Retype, please, the listing from its opening line through the line that contains "(catena) at (38,369)", both included, without the pictures.

* start Dataset section *

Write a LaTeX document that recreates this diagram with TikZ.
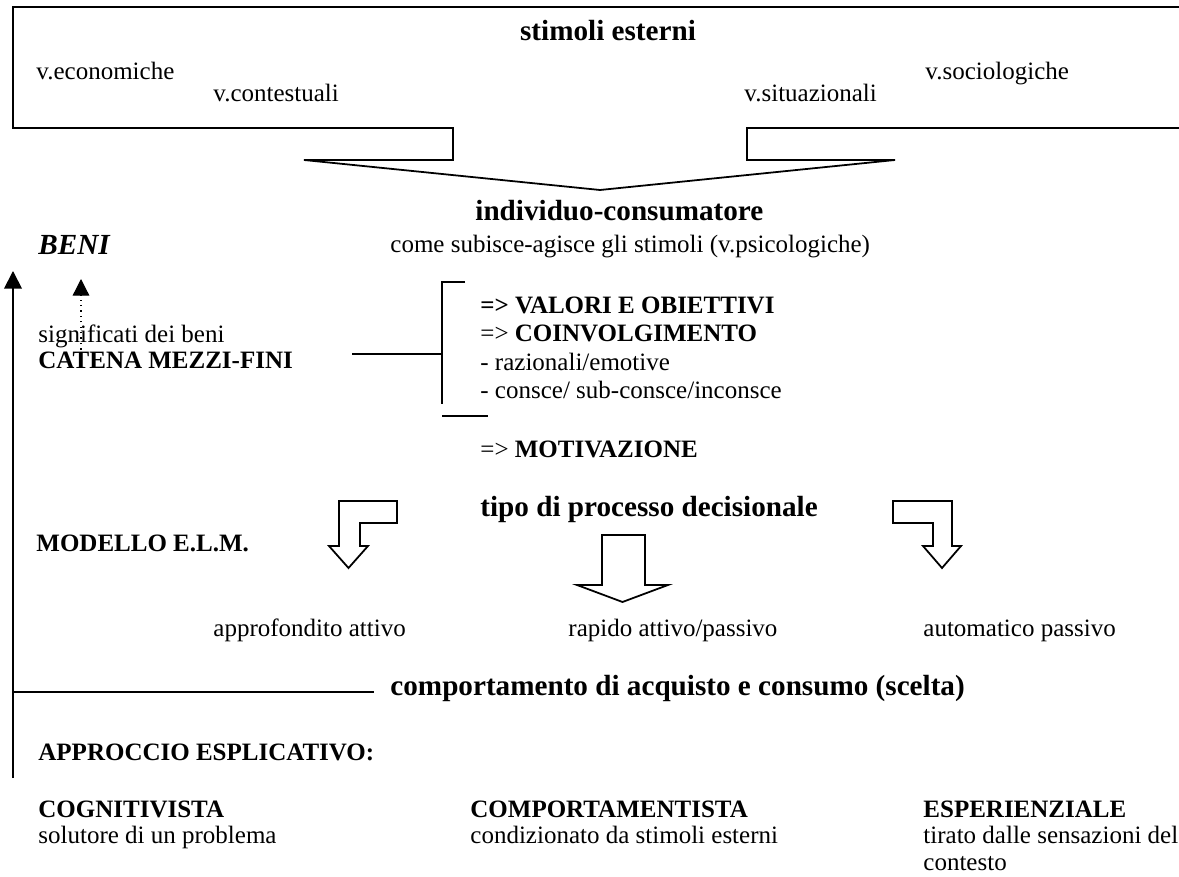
\documentclass[tikz,border=0pt]{standalone}
\usepackage{fontspec}
\setmainfont{Liberation Serif}
\usetikzlibrary{arrows.meta}
\tikzset{
  txt/.style={anchor=base west, inner sep=0pt, font=\fontsize{12}{13.8}\selectfont},
  txtb/.style={anchor=base west, inner sep=0pt, font=\fontsize{12}{13.8}\selectfont\bfseries},
  hd/.style={anchor=base west, inner sep=0pt, font=\fontsize{14}{16}\selectfont\bfseries},
  shp/.style={draw=black, line width=0.85pt, line join=miter},
  ln/.style={draw=black, line width=0.85pt},
  arr/.style={draw=black, line width=0.85pt, -{Triangle[length=8.5pt,width=8.5pt]}},
  darr/.style={draw=black, line width=0.6pt, dotted, -{Triangle[length=8pt,width=8pt]}}
}
\begin{document}
\begin{tikzpicture}[x=0.48pt,y=-0.48pt]
\useasboundingbox (0,0) rectangle (1179,877);
\clip (0,0) rectangle (1179,877);
\fill[white] (0,0) rectangle (1179,877);

% top callout box with funnel arrow
\draw[shp] (1200,7) -- (13,7) -- (13,128) -- (453,128) -- (453,160) -- (304,160)
  -- (600,190) -- (895,160) -- (747,160) -- (747,128) -- (1200,128);

\node[hd, anchor=base] (stim) at (608,41) {stimoli esterni};
\node[txt] (econ) at (36,80) {v.economiche};
\node[txt] (cont) at (213,102) {v.contestuali};
\node[txt] (situ) at (744,102) {v.situazionali};
\node[txt] (soc) at (925,80) {v.sociologiche};

\node[hd] (indiv) at (475,221) {individuo-consumatore};
\node[anchor=base west, inner sep=0pt, font=\fontsize{14}{16}\selectfont\bfseries\itshape] (beni) at (38,255) {BENI};
\node[txt] (come) at (390,253) {come subisce-agisce gli stimoli (v.psicologiche)};

\node[txt] (sign) at (38,343) {significati dei beni};
\node[txtb] (catena) at (38,369) {CATENA MEZZI-FINI};

\node[txtb] (valori) at (480,314) {=> VALORI E OBIETTIVI};
\node[txt] (coinv) at (480,342) {=> \textbf{COINVOLGIMENTO}};
\node[txt] (raz) at (480,371) {- razionali/emotive};
\node[txt] (consce) at (480,399) {- consce/ sub-consce/inconsce};
\node[txt] (motiv) at (480,458) {=> \textbf{MOTIVAZIONE}};

% bracket
\coordinate (cl) at (352,354);
\coordinate (cr) at (442,354);
\coordinate (bt) at (465,282);
\coordinate (btc) at (442,282);
\coordinate (bbc) at (442,404);
\coordinate (bb1) at (442,416);
\coordinate (bb2) at (488,416);
\draw[ln] (cl) -- (cr);
\draw[ln] (bt) -- (btc) -- (bbc);
\draw[ln] (bb1) -- (bb2);

\node[hd] (tipo) at (480,517) {tipo di processo decisionale};
\node[txtb] (elm) at (36,552) {MODELLO E.L.M.};

% block arrows
\draw[shp] (339,501) -- (397,501) -- (397,523) -- (360,523) -- (360,546) -- (368,546)
  -- (348.5,568) -- (329,546) -- (339,546) -- cycle;
\draw[shp] (602,535) -- (645,535) -- (645,585) -- (668,585) -- (622.5,602) -- (577,585)
  -- (602,585) -- cycle;
\draw[shp] (952,501) -- (893,501) -- (893,523) -- (933,523) -- (933,546) -- (923,546)
  -- (942,568) -- (961,546) -- (952,546) -- cycle;

\node[txt] (appr) at (213,636) {approfondito attivo};
\node[txt] (rapido) at (568,636) {rapido attivo/passivo};
\node[txt] (autom) at (923,636) {automatico passivo};

\node[hd] (comp) at (390,695) {comportamento di acquisto e consumo (scelta)};
\node[txtb] (appro) at (38,760) {APPROCCIO ESPLICATIVO:};

\node[txtb] (cogn) at (38,817) {COGNITIVISTA};
\node[txt] (solut) at (38,843) {solutore di un problema};
\node[txtb] (compt) at (470,817) {COMPORTAMENTISTA};
\node[txt] (cond) at (470,843) {condizionato da stimoli esterni};
\node[txtb] (esper) at (923,817) {ESPERIENZIALE};
\node[txt] (tirato) at (923,843) {tirato dalle sensazioni del};
\node[txt] (contesto) at (923,870) {contesto};

% feedback arrow on the left
\coordinate (fbBot) at (13,778);
\coordinate (fbTop) at (13,271);
\coordinate (fbMid) at (13,692);
\coordinate (fbEnd) at (374,692);
\draw[arr] (fbBot) -- (fbTop);
\draw[ln] (fbMid) -- (fbEnd);

% dotted arrow towards BENI
\coordinate (dB) at (81,355);
\coordinate (dT) at (81,279);
\draw[darr] (dB) -- (dT);
\end{tikzpicture}
\end{document}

* end Dataset section *

#### [Solution to this problem]
Write a LaTeX document that recreates this diagram with TikZ.
\documentclass[tikz,border=0pt]{standalone}
\usepackage{fontspec}
\setmainfont{Liberation Serif}
\usetikzlibrary{arrows.meta}
\tikzset{
  txt/.style={anchor=base west, inner sep=0pt, font=\fontsize{12}{13.8}\selectfont},
  txtb/.style={anchor=base west, inner sep=0pt, font=\fontsize{12}{13.8}\selectfont\bfseries},
  hd/.style={anchor=base west, inner sep=0pt, font=\fontsize{14}{16}\selectfont\bfseries},
  shp/.style={draw=black, line width=0.85pt, line join=miter},
  ln/.style={draw=black, line width=0.85pt},
  arr/.style={draw=black, line width=0.85pt, -{Triangle[length=8.5pt,width=8.5pt]}},
  darr/.style={draw=black, line width=0.6pt, dotted, -{Triangle[length=8pt,width=8pt]}}
}
\begin{document}
\begin{tikzpicture}[x=0.48pt,y=-0.48pt]
\useasboundingbox (0,0) rectangle (1179,877);
\clip (0,0) rectangle (1179,877);
\fill[white] (0,0) rectangle (1179,877);

% top callout box with funnel arrow
\draw[shp] (1200,7) -- (13,7) -- (13,128) -- (453,128) -- (453,160) -- (304,160)
  -- (600,190) -- (895,160) -- (747,160) -- (747,128) -- (1200,128);

\node[hd, anchor=base] (stim) at (608,41) {stimoli esterni};
\node[txt] (econ) at (36,80) {v.economiche};
\node[txt] (cont) at (213,102) {v.contestuali};
\node[txt] (situ) at (744,102) {v.situazionali};
\node[txt] (soc) at (925,80) {v.sociologiche};

\node[hd] (indiv) at (475,221) {individuo-consumatore};
\node[anchor=base west, inner sep=0pt, font=\fontsize{14}{16}\selectfont\bfseries\itshape] (beni) at (38,255) {BENI};
\node[txt] (come) at (390,253) {come subisce-agisce gli stimoli (v.psicologiche)};

\node[txt] (sign) at (38,343) {significati dei beni};
\node[txtb] (catena) at (38,369) {CATENA MEZZI-FINI};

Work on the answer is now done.